Loading...
BUDAYA
Penulis: Sabar Subekti 11:07 WIB | Selasa, 04 Maret 2025

Film”‘No Other Land”, Kolaborasi Israel-Palestina, Memenangkan Oscar Dokumenter Terbaik

Basel Adra, dari kiri, Rachel Szor, Hamdan Ballal, dan Yuval Abraham, pemenang penghargaan untuk film dokumenter terbaik untuk “No Other Land,” berpose di ruang pers di Oscar pada hari Minggu, 2 Maret 2025, di Dolby Theatre di Los Angeles. (Foto: Jordan Strauss/Invision/AP)

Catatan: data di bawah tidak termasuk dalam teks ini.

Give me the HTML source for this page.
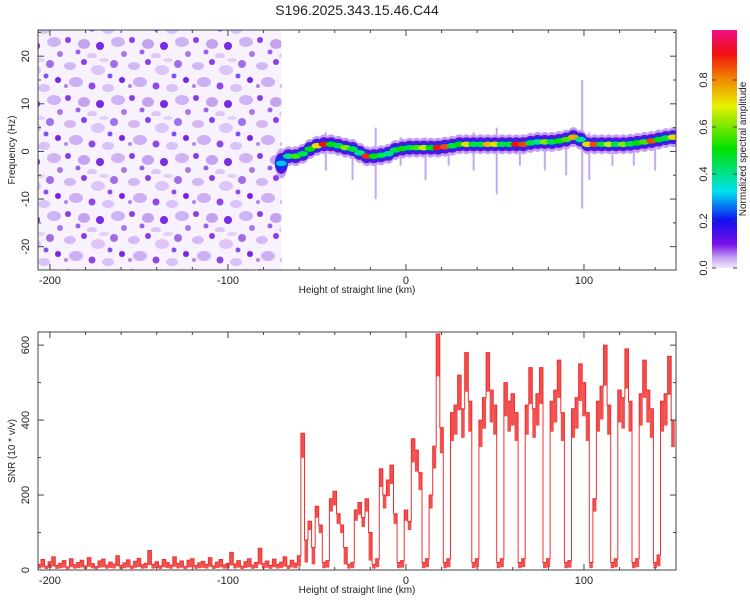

LOS ANGELES, SATUHARAPAN.COM-Film documenter berjudul “No Other Land,” kisah aktivis Palestina yang berjuang untuk melindungi komunitas mereka dari pembongkaran oleh militer Israel, memenangkan Oscar untuk film dokumenter terbaik pada hari Minggu (2/3).

Kolaborasi antara pembuat film Israel dan Palestina ini mengikuti aktivis Basel Adra saat ia menghadapi risiko penangkapan untuk mendokumentasikan penghancuran kampung halamannya di tepi selatan Tepi Barat, yang dirobohkan oleh tentara Israel untuk digunakan sebagai zona pelatihan militer.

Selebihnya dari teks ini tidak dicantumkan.